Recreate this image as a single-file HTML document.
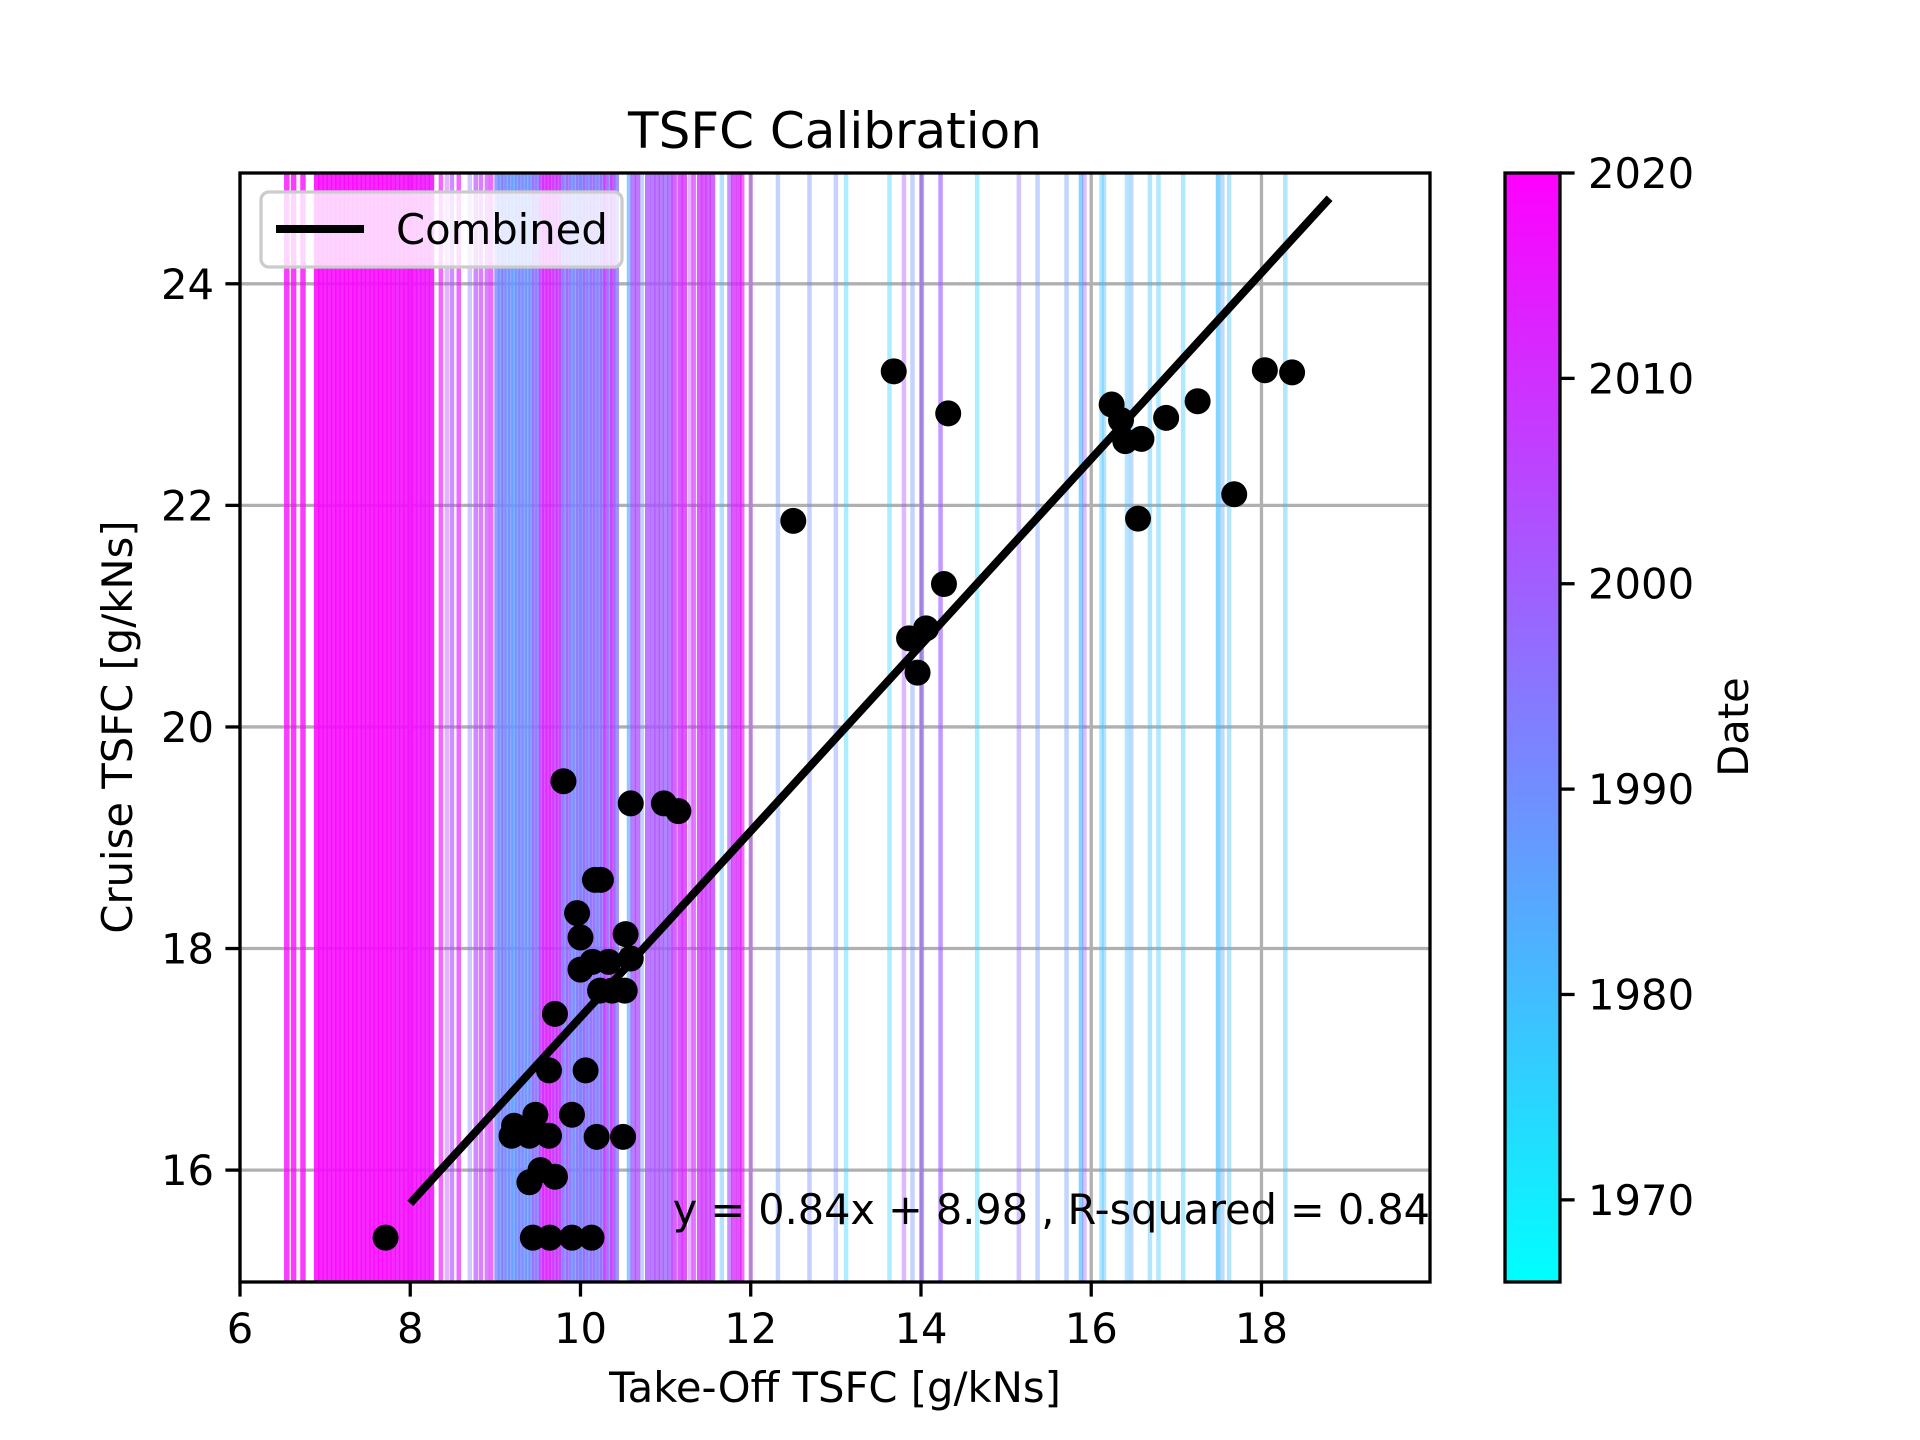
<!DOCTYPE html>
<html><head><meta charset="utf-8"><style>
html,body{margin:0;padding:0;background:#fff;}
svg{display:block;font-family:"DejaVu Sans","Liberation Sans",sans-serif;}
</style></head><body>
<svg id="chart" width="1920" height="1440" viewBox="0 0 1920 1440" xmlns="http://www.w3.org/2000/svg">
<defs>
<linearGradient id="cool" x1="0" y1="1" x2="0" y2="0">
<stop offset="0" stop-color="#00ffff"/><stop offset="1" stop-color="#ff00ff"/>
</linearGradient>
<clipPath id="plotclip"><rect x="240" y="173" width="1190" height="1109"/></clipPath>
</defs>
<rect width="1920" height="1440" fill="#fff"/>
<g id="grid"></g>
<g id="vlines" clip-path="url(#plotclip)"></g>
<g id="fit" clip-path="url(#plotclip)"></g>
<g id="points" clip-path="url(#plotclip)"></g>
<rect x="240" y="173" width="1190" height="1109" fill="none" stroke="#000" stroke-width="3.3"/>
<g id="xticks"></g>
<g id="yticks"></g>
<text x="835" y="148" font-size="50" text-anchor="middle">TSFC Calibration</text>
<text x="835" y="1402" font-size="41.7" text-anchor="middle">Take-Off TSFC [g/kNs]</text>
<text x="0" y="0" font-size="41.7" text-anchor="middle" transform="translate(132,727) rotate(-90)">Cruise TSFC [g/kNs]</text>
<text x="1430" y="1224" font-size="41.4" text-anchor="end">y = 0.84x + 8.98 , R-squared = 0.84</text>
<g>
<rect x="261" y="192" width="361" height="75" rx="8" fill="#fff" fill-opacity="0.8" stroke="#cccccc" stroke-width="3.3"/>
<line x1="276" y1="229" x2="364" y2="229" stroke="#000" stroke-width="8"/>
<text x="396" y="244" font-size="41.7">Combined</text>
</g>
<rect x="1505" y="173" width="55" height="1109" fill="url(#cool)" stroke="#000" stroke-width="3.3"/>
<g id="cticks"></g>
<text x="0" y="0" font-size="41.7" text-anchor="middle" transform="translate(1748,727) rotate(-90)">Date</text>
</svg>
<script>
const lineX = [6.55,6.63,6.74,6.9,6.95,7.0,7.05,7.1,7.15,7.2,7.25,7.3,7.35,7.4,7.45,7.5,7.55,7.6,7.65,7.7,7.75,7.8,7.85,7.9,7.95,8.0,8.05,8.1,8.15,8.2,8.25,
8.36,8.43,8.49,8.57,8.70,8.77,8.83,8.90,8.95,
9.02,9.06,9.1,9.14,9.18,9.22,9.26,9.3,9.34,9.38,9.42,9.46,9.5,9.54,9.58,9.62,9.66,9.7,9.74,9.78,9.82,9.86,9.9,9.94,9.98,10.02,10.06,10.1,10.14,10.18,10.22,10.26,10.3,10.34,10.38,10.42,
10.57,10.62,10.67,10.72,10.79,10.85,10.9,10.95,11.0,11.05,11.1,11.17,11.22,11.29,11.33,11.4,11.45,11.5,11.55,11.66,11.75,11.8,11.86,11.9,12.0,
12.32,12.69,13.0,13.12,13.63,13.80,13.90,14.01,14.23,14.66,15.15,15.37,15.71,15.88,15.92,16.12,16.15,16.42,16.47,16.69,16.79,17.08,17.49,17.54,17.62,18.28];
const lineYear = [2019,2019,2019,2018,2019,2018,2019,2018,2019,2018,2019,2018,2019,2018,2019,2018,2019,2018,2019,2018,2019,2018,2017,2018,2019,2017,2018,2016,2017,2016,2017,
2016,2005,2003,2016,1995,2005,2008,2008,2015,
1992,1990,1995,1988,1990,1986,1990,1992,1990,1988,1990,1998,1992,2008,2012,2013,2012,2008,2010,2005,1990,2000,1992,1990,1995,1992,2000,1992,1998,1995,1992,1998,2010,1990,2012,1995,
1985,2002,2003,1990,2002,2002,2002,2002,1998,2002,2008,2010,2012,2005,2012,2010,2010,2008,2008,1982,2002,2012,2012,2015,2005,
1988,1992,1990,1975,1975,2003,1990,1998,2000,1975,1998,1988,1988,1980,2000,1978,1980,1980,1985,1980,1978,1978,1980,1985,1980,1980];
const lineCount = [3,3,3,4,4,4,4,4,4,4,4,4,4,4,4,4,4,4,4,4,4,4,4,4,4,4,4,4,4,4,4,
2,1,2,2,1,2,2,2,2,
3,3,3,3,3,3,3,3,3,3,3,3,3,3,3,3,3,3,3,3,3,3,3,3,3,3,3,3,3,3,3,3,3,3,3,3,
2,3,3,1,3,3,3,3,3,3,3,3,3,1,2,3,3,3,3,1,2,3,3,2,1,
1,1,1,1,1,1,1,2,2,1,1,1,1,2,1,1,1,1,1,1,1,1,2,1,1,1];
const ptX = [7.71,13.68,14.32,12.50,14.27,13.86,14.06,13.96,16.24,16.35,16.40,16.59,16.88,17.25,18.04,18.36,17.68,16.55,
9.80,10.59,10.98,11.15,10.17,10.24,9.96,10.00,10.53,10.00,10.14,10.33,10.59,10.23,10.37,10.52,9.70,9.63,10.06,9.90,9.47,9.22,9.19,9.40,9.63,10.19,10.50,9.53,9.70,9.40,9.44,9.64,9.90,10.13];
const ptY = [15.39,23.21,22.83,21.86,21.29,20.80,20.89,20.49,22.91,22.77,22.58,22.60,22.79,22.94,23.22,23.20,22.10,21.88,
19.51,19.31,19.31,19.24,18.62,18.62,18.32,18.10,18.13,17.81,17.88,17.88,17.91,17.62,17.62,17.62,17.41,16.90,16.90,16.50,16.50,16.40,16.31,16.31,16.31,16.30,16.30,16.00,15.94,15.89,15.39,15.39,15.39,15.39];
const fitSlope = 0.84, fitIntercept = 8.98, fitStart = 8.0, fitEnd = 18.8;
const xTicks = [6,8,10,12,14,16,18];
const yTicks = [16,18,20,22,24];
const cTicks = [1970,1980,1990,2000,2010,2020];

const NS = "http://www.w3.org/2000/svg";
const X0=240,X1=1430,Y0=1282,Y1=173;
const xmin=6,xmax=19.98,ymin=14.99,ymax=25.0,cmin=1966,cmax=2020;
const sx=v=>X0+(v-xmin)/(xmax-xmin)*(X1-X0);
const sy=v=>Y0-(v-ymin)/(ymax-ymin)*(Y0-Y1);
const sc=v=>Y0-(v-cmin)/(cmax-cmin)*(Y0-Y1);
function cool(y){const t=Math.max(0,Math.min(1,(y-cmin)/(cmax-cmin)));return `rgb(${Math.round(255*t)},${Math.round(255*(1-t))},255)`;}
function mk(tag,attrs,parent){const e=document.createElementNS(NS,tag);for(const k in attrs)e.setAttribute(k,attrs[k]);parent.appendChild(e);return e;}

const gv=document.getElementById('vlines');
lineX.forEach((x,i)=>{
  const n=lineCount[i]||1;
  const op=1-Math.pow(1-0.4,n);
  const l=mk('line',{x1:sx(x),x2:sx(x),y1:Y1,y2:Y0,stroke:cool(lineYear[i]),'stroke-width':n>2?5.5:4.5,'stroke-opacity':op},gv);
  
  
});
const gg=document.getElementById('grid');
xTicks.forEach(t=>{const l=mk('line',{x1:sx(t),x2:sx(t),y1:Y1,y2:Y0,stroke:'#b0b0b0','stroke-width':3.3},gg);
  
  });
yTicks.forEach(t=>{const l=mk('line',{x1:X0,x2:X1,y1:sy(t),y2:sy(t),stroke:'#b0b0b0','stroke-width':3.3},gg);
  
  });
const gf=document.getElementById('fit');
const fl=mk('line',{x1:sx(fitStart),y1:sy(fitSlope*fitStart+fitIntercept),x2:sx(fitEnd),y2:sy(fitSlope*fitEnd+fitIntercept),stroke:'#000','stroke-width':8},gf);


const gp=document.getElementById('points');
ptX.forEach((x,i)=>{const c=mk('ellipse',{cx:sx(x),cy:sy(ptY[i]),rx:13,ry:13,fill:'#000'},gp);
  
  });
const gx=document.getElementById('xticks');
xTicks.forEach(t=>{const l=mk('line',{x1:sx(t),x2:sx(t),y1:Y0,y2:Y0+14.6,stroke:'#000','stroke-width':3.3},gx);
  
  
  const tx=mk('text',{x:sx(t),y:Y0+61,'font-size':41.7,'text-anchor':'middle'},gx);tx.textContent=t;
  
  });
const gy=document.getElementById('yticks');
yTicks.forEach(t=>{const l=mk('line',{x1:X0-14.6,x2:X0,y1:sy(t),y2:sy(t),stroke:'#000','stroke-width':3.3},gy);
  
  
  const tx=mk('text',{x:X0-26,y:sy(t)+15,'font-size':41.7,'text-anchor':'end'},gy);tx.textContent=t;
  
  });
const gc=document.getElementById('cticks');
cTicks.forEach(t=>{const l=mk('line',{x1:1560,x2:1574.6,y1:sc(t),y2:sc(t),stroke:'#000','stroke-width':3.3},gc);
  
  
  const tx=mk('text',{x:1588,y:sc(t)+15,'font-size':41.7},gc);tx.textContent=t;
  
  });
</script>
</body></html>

WHAT IS EXPECTED
Each line that has the word "document" should be copied.

EXERCISE OUTPUT
Recreate this image as a single-file HTML document.
function mk(tag,attrs,parent){const e=document.createElementNS(NS,tag);for(const k in attrs)e.setAttribute(k,attrs[k]);parent.appendChild(e);return e;}
const gv=document.getElementById('vlines');
const gg=document.getElementById('grid');
const gf=document.getElementById('fit');
const gp=document.getElementById('points');
const gx=document.getElementById('xticks');
const gy=document.getElementById('yticks');
const gc=document.getElementById('cticks');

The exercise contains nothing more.